Leave out the images; return the rest of the data exactly.

**Source material:**
◆ ◆ ◆ ◆ ◆
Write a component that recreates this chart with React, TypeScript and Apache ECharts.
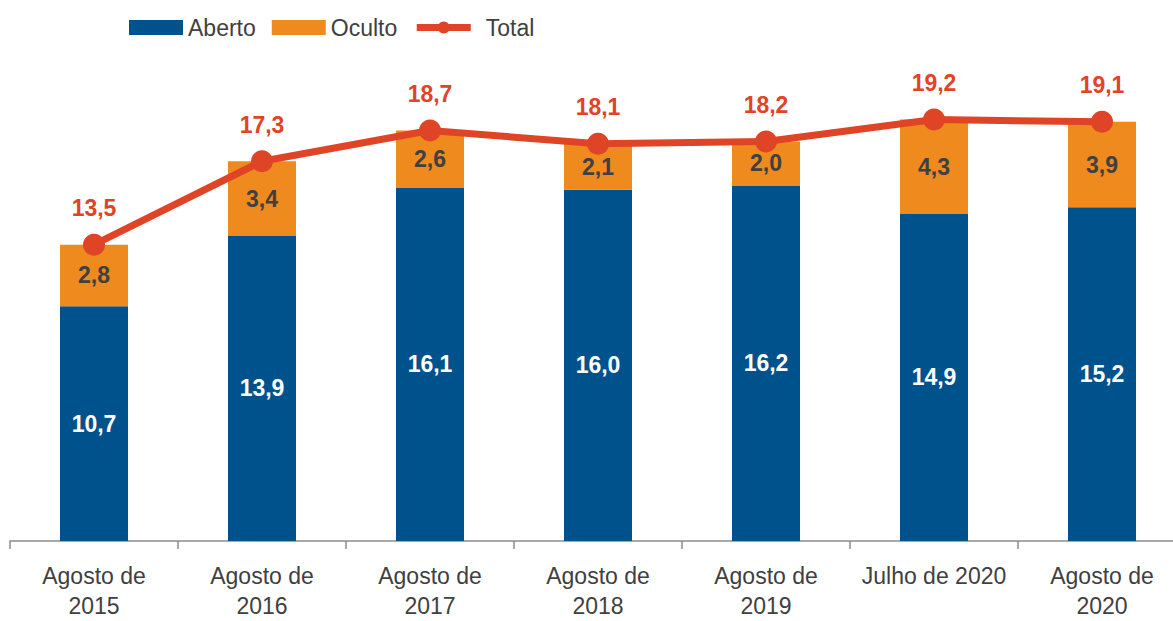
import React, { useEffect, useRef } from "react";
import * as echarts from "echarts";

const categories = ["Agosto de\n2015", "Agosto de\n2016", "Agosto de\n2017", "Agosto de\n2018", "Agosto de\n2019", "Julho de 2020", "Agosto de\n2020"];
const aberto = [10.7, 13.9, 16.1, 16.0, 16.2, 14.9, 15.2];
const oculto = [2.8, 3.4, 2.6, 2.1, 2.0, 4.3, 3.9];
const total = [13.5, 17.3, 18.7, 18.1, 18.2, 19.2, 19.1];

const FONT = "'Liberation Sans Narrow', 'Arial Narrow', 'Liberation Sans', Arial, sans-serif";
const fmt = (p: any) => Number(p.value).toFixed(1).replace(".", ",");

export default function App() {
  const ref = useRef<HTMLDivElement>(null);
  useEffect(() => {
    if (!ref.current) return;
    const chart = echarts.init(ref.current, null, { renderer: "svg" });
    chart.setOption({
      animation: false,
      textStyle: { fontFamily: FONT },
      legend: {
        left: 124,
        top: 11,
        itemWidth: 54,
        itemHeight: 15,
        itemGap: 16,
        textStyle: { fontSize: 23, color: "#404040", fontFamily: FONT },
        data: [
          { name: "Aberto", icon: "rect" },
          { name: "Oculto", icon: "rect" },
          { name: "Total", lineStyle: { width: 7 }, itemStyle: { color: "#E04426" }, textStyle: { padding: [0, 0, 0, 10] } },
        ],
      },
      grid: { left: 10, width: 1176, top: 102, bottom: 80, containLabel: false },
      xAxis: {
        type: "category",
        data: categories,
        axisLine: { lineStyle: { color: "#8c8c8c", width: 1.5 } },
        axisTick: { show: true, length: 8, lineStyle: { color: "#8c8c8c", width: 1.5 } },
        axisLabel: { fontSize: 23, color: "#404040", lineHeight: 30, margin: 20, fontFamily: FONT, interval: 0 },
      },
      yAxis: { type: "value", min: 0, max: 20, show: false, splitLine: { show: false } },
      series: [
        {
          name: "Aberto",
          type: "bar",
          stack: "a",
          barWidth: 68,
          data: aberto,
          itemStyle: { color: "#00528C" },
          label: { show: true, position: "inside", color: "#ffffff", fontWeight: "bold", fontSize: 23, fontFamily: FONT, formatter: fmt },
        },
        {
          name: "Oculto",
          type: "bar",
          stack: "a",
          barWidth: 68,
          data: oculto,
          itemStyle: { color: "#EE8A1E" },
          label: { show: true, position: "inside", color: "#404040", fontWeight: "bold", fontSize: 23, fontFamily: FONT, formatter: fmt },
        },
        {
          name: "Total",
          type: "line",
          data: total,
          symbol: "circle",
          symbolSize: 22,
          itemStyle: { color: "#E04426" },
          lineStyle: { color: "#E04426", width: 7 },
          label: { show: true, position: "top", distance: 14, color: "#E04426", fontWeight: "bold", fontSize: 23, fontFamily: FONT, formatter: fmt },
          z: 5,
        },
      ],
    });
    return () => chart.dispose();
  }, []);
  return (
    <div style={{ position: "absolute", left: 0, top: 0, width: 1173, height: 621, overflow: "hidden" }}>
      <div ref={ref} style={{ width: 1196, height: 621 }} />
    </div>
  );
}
◆ ◆ ◆ ◆ ◆
**Answer:**
Write a component that recreates this chart with React, TypeScript and Apache ECharts.
import React, { useEffect, useRef } from "react";
import * as echarts from "echarts";

const categories = ["Agosto de\n2015", "Agosto de\n2016", "Agosto de\n2017", "Agosto de\n2018", "Agosto de\n2019", "Julho de 2020", "Agosto de\n2020"];
const aberto = [10.7, 13.9, 16.1, 16.0, 16.2, 14.9, 15.2];
const oculto = [2.8, 3.4, 2.6, 2.1, 2.0, 4.3, 3.9];
const total = [13.5, 17.3, 18.7, 18.1, 18.2, 19.2, 19.1];

const FONT = "'Liberation Sans Narrow', 'Arial Narrow', 'Liberation Sans', Arial, sans-serif";
const fmt = (p: any) => Number(p.value).toFixed(1).replace(".", ",");

export default function App() {
  const ref = useRef<HTMLDivElement>(null);
  useEffect(() => {
    if (!ref.current) return;
    const chart = echarts.init(ref.current, null, { renderer: "svg" });
    chart.setOption({
      animation: false,
      textStyle: { fontFamily: FONT },
      legend: {
        left: 124,
        top: 11,
        itemWidth: 54,
        itemHeight: 15,
        itemGap: 16,
        textStyle: { fontSize: 23, color: "#404040", fontFamily: FONT },
        data: [
          { name: "Aberto", icon: "rect" },
          { name: "Oculto", icon: "rect" },
          { name: "Total", lineStyle: { width: 7 }, itemStyle: { color: "#E04426" }, textStyle: { padding: [0, 0, 0, 10] } },
        ],
      },
      grid: { left: 10, width: 1176, top: 102, bottom: 80, containLabel: false },
      xAxis: {
        type: "category",
        data: categories,
        axisLine: { lineStyle: { color: "#8c8c8c", width: 1.5 } },
        axisTick: { show: true, length: 8, lineStyle: { color: "#8c8c8c", width: 1.5 } },
        axisLabel: { fontSize: 23, color: "#404040", lineHeight: 30, margin: 20, fontFamily: FONT, interval: 0 },
      },
      yAxis: { type: "value", min: 0, max: 20, show: false, splitLine: { show: false } },
      series: [
        {
          name: "Aberto",
          type: "bar",
          stack: "a",
          barWidth: 68,
          data: aberto,
          itemStyle: { color: "#00528C" },
          label: { show: true, position: "inside", color: "#ffffff", fontWeight: "bold", fontSize: 23, fontFamily: FONT, formatter: fmt },
        },
        {
          name: "Oculto",
          type: "bar",
          stack: "a",
          barWidth: 68,
          data: oculto,
          itemStyle: { color: "#EE8A1E" },
          label: { show: true, position: "inside", color: "#404040", fontWeight: "bold", fontSize: 23, fontFamily: FONT, formatter: fmt },
        },
        {
          name: "Total",
          type: "line",
          data: total,
          symbol: "circle",
          symbolSize: 22,
          itemStyle: { color: "#E04426" },
          lineStyle: { color: "#E04426", width: 7 },
          label: { show: true, position: "top", distance: 14, color: "#E04426", fontWeight: "bold", fontSize: 23, fontFamily: FONT, formatter: fmt },
          z: 5,
        },
      ],
    });
    return () => chart.dispose();
  }, []);
  return (
    <div style={{ position: "absolute", left: 0, top: 0, width: 1173, height: 621, overflow: "hidden" }}>
      <div ref={ref} style={{ width: 1196, height: 621 }} />
    </div>
  );
}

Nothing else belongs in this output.